L'exégèse traditionnelle se présente, en effet, comme une compilation impersonnelle où l'auteur juxtapose toutes les traditions pouvant apporter une explication au texte coranique : il suit celui-ci verset par verset et mot par mot, prend la précaution d'indiquer les chaînes des garants, et n'avance une opinion personnelle que rarement et avec beaucoup de prudence, en s'appuyant sur les dires de l'un des premiers commentateurs qui eux-mêmes se réfèrent au Prophète. Cette méthode, condamnée par les rationalistes mu‘tazilites et critiquée par certains commentateurs, tel Fakhr ad-Dīn ar-Rāzī, est la seule qui fut reconnue par l'orthodoxie, hostile à l'exégèse interprétative, le ta'wīl, auquel s'intéressèrent, en revanche, des groupes, des écoles ou des tendances dissidents. Les mystiques forgèrent leur propre système exégétique fondé sur l'interprétation allégorique. Les Qarmates et autres sectes hérétiques reconnurent l'ésotérisme même, tandis que les shī‘ites cherchaient dans le texte coranique un appui à leurs thèses concernant les droits de ‘Alī et de ses descendants à la succession du Prophète. Au départ très discrète et purement traditionnelle (ainsi l'œuvre de Muqātil ibn Sulaymān devait prolonger l'enseignement d'Ibn ‘Abbās), l'exégèse shī‘ite, sous l'influence des sectes extrémistes, prit une tournure particulière dont on retrouve les deux tendances dans les commentaires de ‘Alī ibn Ibrāhīm al-Qummī (xe s.) et de Muḥammad Murtaḍā al-Qāshānī (mort en 1679).

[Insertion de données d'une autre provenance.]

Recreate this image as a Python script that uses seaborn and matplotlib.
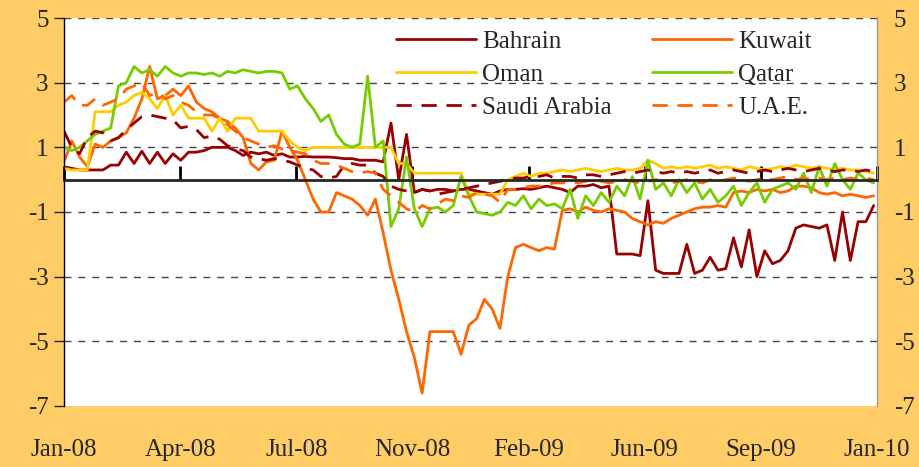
import pandas as pd
import numpy as np
import seaborn as sns
import matplotlib.pyplot as plt

# weekly readings, Jan-2008 .. Dec-2009
bahrain = [0.4, 0.35, 0.3, 0.3, 0.3, 0.3, 0.45, 0.45, 0.85, 0.5,
           0.88, 0.5, 0.85, 0.5, 0.8, 0.6, 0.85, 0.85, 0.9, 1.0,
           1.0, 1.0, 0.9, 0.75, 0.85, 0.8, 0.85, 0.75, 0.8, 0.7,
           0.7, 0.72, 0.7, 0.7, 0.7, 0.68, 0.65, 0.65, 0.6, 0.6,
           0.6, 0.55, 1.75, 0.0, 1.4, -0.4, -0.3, -0.35, -0.3, -0.3,
           -0.35, -0.3, -0.3, -0.35, -0.4, -0.45, -0.35, -0.3, -0.3, -0.28,
           -0.3, -0.25, -0.2, -0.25, -0.3, -0.4, -0.2, -0.2, -0.15, -0.25,
           -0.2, -2.3, -2.3, -2.3, -2.35, -0.65, -2.8, -2.9, -2.9, -2.9,
           -2.0, -2.9, -2.8, -2.4, -2.8, -2.75, -1.8, -2.7, -1.55, -3.0,
           -2.2, -2.6, -2.5, -2.2, -1.5, -1.4, -1.45, -1.5, -1.4, -2.5,
           -1.0, -2.5, -1.3, -1.3, -0.8]

kuwait = [0.55, 1.2, 0.7, 0.4, 1.1, 1.0, 1.2, 1.3, 1.45, 1.9,
          2.5, 3.5, 2.5, 2.6, 2.8, 2.6, 2.9, 2.4, 2.2, 2.1,
          1.9, 1.8, 1.6, 1.3, 0.5, 0.3, 0.55, 0.6, 1.5, 1.0,
          0.6, 0.0, -0.6, -1.0, -1.0, -0.4, -0.5, -0.6, -0.8, -1.1,
          -0.6, -1.65, -2.8, -3.7, -4.7, -5.5, -6.6, -4.7, -4.7, -4.7,
          -4.7, -5.4, -4.5, -4.3, -3.7, -4.0, -4.6, -3.0, -2.1, -2.0,
          -2.1, -2.2, -2.1, -2.15, -0.95, -0.9, -1.0, -0.85, -0.95, -1.0,
          -0.9, -0.95, -1.0, -1.2, -1.3, -1.4, -1.3, -1.35, -1.2, -1.1,
          -1.0, -0.9, -0.85, -0.85, -0.8, -0.85, -0.4, -0.35, -0.4, -0.3,
          -0.35, -0.3, -0.4, -0.35, -0.2, -0.2, -0.25, -0.4, -0.45, -0.4,
          -0.5, -0.45, -0.5, -0.55, -0.5]

oman = [0.35, 0.3, 0.3, 0.3, 2.1, 2.1, 2.1, 2.3, 2.4, 2.6,
        2.7, 2.5, 2.2, 2.6, 2.0, 2.3, 1.9, 1.9, 1.9, 1.5,
        1.9, 1.5, 1.9, 1.9, 1.9, 1.5, 1.5, 1.5, 1.5, 1.2,
        1.0, 0.9, 1.0, 1.0, 1.0, 1.0, 1.0, 1.0, 1.0, 1.0,
        1.0, 1.0, 1.0, 0.5, 0.5, 0.2, 0.2, 0.2, 0.2, 0.2,
        0.2, 0.2, -0.45, -0.45, -0.45, -0.45, -0.45, 0.0, 0.1, 0.2,
        0.1, 0.2, 0.2, 0.25, 0.3, 0.25, 0.3, 0.35, 0.3, 0.25,
        0.3, 0.35, 0.3, 0.3, 0.35, 0.6, 0.5, 0.35, 0.4, 0.35,
        0.4, 0.35, 0.4, 0.45, 0.35, 0.4, 0.35, 0.3, 0.4, 0.35,
        0.3, 0.35, 0.4, 0.35, 0.45, 0.4, 0.35, 0.4, 0.35, 0.3,
        0.35, 0.3, 0.3, 0.25, 0.2]

qatar = [1.0, 0.9, 1.0, 1.2, 1.4, 1.5, 1.6, 2.9, 3.0, 3.5,
         3.3, 3.4, 3.2, 3.5, 3.3, 3.2, 3.3, 3.3, 3.25, 3.3,
         3.2, 3.35, 3.3, 3.4, 3.35, 3.3, 3.35, 3.35, 3.3, 2.8,
         2.9, 2.5, 2.2, 1.8, 2.0, 1.4, 1.1, 1.0, 1.1, 3.2,
         1.0, 1.2, -1.45, -0.9, 0.7, -0.9, -1.45, -0.9, -0.85, -1.0,
         -0.8, 0.1, -0.5, -1.0, -1.05, -1.1, -1.0, -0.7, -0.8, -0.5,
         -0.9, -0.6, -0.8, -0.75, -0.9, -0.3, -1.2, -0.5, -0.8, -0.4,
         -0.7, -0.2, -0.5, 0.1, -0.6, 0.6, -0.3, -0.1, -0.5, 0.0,
         -0.4, -0.1, -0.6, -0.3, -0.7, -0.5, -0.2, -0.8, -0.4, -0.1,
         -0.7, -0.3, -0.2, -0.1, -0.3, 0.2, -0.4, 0.4, -0.2, 0.5,
         0.0, -0.3, 0.2, 0.0, -0.1]

saudi = [1.5, 1.0, 0.8, 1.3, 1.5, 1.45, 1.2, 1.3, 1.55, 1.75,
         1.95, 2.0, 1.95, 1.9, 1.85, 1.6, 1.65, 1.55, 1.3, 1.35,
         1.25, 1.05, 0.95, 0.9, 0.7, 0.65, 0.6, 0.65, 0.6, 0.55,
         0.45, 0.35, 0.3, 0.1, 0.05, 0.1, 0.45, 0.5, 0.45, 0.45,
         0.2, 0.1, -0.2, -0.3, -0.35, -0.4, -0.3, -0.35, -0.45, -0.4,
         -0.35, -0.3, -0.25, -0.2, -0.15, -0.1, -0.05, 0.0, 0.05, 0.05,
         0.1, 0.1, 0.15, 0.05, 0.1, 0.1, 0.05, 0.15, 0.15, 0.1,
         0.15, 0.2, 0.25, 0.2, 0.25, 0.3, 0.25, 0.2, 0.25, 0.2,
         0.25, 0.2, 0.25, 0.3, 0.2, 0.25, 0.3, 0.25, 0.2, 0.25,
         0.3, 0.25, 0.3, 0.35, 0.3, 0.25, 0.3, 0.35, 0.3, 0.25,
         0.3, 0.3, 0.25, 0.3, 0.25]

uae = [2.4, 2.6, 2.3, 2.3, 2.5, 2.3, 2.4, 2.5, 2.8, 2.9,
       3.0, 2.6, 2.7, 2.5, 2.6, 2.4, 2.3, 2.1, 2.0, 2.0,
       1.9, 1.7, 1.5, 1.3, 1.2, 1.1, 1.0, 1.05, 0.95, 0.9,
       0.85, 0.8, 0.6, 0.5, 0.5, 0.45, 0.35, 0.25, 0.2, 0.25,
       0.2, -0.3, -0.5, -0.7, -0.9, -1.0, -0.8, -0.9, -0.75, -0.6,
       -0.65, -0.5, -0.55, -0.4, -0.45, -0.5, -0.7, -0.3, -0.3, -0.25,
       -0.2, -0.2, -0.15, -0.1, -0.1, -0.05, -0.1, -0.05, 0.0, -0.05,
       -0.1, -0.05, 0.0, -0.05, -0.1, -0.05, 0.0, -0.05, -0.1, -0.05,
       0.0, -0.05, -0.1, 0.0, -0.05, 0.0, 0.05, 0.0, -0.05, 0.0,
       0.05, 0.0, 0.05, 0.1, 0.0, 0.05, 0.0, 0.05, 0.0, 0.05,
       0.0, 0.05, 0.0, 0.05, 0.0]

countries = ['Bahrain', 'Kuwait', 'Oman', 'Qatar', 'Saudi Arabia', 'U.A.E.']
tick_labels = ['Jan-08', 'Apr-08', 'Jul-08', 'Nov-08', 'Feb-09', 'Jun-09', 'Sep-09', 'Jan-10']
y_ticks = [-7, -5, -3, -1, 1, 3, 5]

colors = {'Bahrain': '#990000', 'Kuwait': '#FF6600', 'Oman': '#FFCC00',
          'Qatar': '#77CC00', 'Saudi Arabia': '#990000', 'U.A.E.': '#FF6600'}
dashes = {'Bahrain': '', 'Kuwait': '', 'Oman': '', 'Qatar': '',
          'Saudi Arabia': (5.5, 3.5), 'U.A.E.': (5.5, 3.5)}

dates = pd.date_range('2008-01-01', periods=len(bahrain), freq='7D')
wide = pd.DataFrame({'Bahrain': bahrain, 'Kuwait': kuwait, 'Oman': oman,
                     'Qatar': qatar, 'Saudi Arabia': saudi, 'U.A.E.': uae}, index=dates)
df = wide.reset_index().melt(id_vars='index', var_name='country', value_name='value')
df = df.rename(columns={'index': 'date'})

sns.set_style('white')
plt.rcParams['font.family'] = ['Liberation Serif', 'DejaVu Serif']

fig = plt.figure(figsize=(9.2, 4.67), dpi=100)
fig.patch.set_facecolor('#FFCC66')
ax = fig.add_axes([64 / 920, 61 / 467, 813 / 920, 388 / 467])
ax.set_facecolor('white')

sns.lineplot(data=df, x='date', y='value', hue='country', style='country',
             palette=colors, dashes=dashes, hue_order=countries, style_order=countries,
             linewidth=2, ax=ax, legend=True)

start, end = pd.Timestamp('2008-01-01'), pd.Timestamp('2010-01-01')
ax.set_xlim(start, end)
ax.set_ylim(-7, 5)
ax.set_xlabel('')
ax.set_ylabel('')

# zero line carries the date ticks
ax.spines['bottom'].set_position(('data', 0))
ax.spines['bottom'].set_linewidth(2)
ax.spines['top'].set_visible(False)
ax.spines['left'].set_color('black')
ax.spines['left'].set_linewidth(1)
ax.spines['right'].set_color('#999999')
ax.spines['right'].set_linewidth(1)

xt = pd.date_range(start, end, periods=len(tick_labels))
ax.set_xticks(xt)
ax.tick_params(axis='x', direction='in', length=10, width=2, color='black',
               labelbottom=False, bottom=True)
sec = ax.secondary_xaxis('bottom')
sec.set_xticks(xt)
sec.set_xticklabels(tick_labels)
sec.spines['bottom'].set_visible(False)
sec.tick_params(axis='x', length=0, pad=24, labelsize=18)

ax.set_yticks(y_ticks)
ax.set_yticklabels([str(t) for t in y_ticks])
ax.tick_params(axis='y', direction='out', length=7, width=1, left=True,
               labelsize=18, pad=4, right=False, labelright=False)

# right-hand labels
sec_y = ax.secondary_yaxis('right')
sec_y.set_yticks(y_ticks)
sec_y.set_yticklabels([str(t) for t in y_ticks])
sec_y.spines['right'].set_visible(False)
sec_y.tick_params(axis='y', length=0, pad=12, labelsize=18)

ax.yaxis.grid(True, color='#444444', linestyle=(0, (5, 5)), linewidth=1)
ax.xaxis.grid(False)
ax.get_ygridlines()[0].set_visible(False)
ax.set_axisbelow(True)

handles, labels = ax.get_legend_handles_labels()
hmap = dict(zip(labels, handles))
order = ['Bahrain', 'Oman', 'Saudi Arabia', 'Kuwait', 'Qatar', 'U.A.E.']
ax.legend([hmap[k] for k in order], order, ncol=2, frameon=False,
          loc='upper left', bbox_to_anchor=(0.393, 1.0), fontsize=18,
          handlelength=3.2, handletextpad=0.25, columnspacing=1.6,
          labelspacing=0.42, borderaxespad=0.1)

fig.savefig('out.png', dpi=100, facecolor=fig.get_facecolor())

Le problème qui se posa aux mu‘tazilites, dont l'exégèse rationaliste ne fut pas rejetée totalement par l'orthodoxie, était celui de l'interprétation à donner aux innombrables passages du Coran où la divinité est représentée sous des traits anthropomorphiques, tels le wajh (visage) ou le yad (main). Dans la perspective du ta'wīl, les mu‘tazilites nient la signification concrète de ces termes et leur accordent seulement une valeur métaphorique. Sous leur influence, une partie de l'exégèse orthodoxe adopta une position plus ou moins opposée à l'anthropomorphisme primitif. Le mouvement réformiste du xixe siècle donna naissance, dans l'exégèse du Coran, à des tendances modernistes, motivées par les préoccupations nouvelles, politiques et économiques du monde musulman. Mais les théories et les moyens préconisés divergeaient selon les sources d'inspiration. Le courant fondamentaliste musulman prôna un retour au Coran et à la sunna ; il se partageait entre diverses tendances allant du fondamentalisme intégriste au réformisme musulman à tendance modernisante. L'Égyptien Ṭanṭāwī Jawharī (1862-1940) partait du principe que le Coran, livre total, parfait, valable pour tous les âges, est la somme de toutes les connaissances humaines et, par conséquent, contient l'énoncé de toutes les grandes découvertes modernes, aussi bien dans le domaine de la science que dans celui des institutions politiques. Il propose une réinterprétation du Coran pour adapter l'islam aux exigences du monde moderne. D'autres commentaires présentent de semblables doctrines réformistes, tels ceux de Muḥammad ‘Abduh (1849-1905) et de Rashīd Riḍā (1865-1935).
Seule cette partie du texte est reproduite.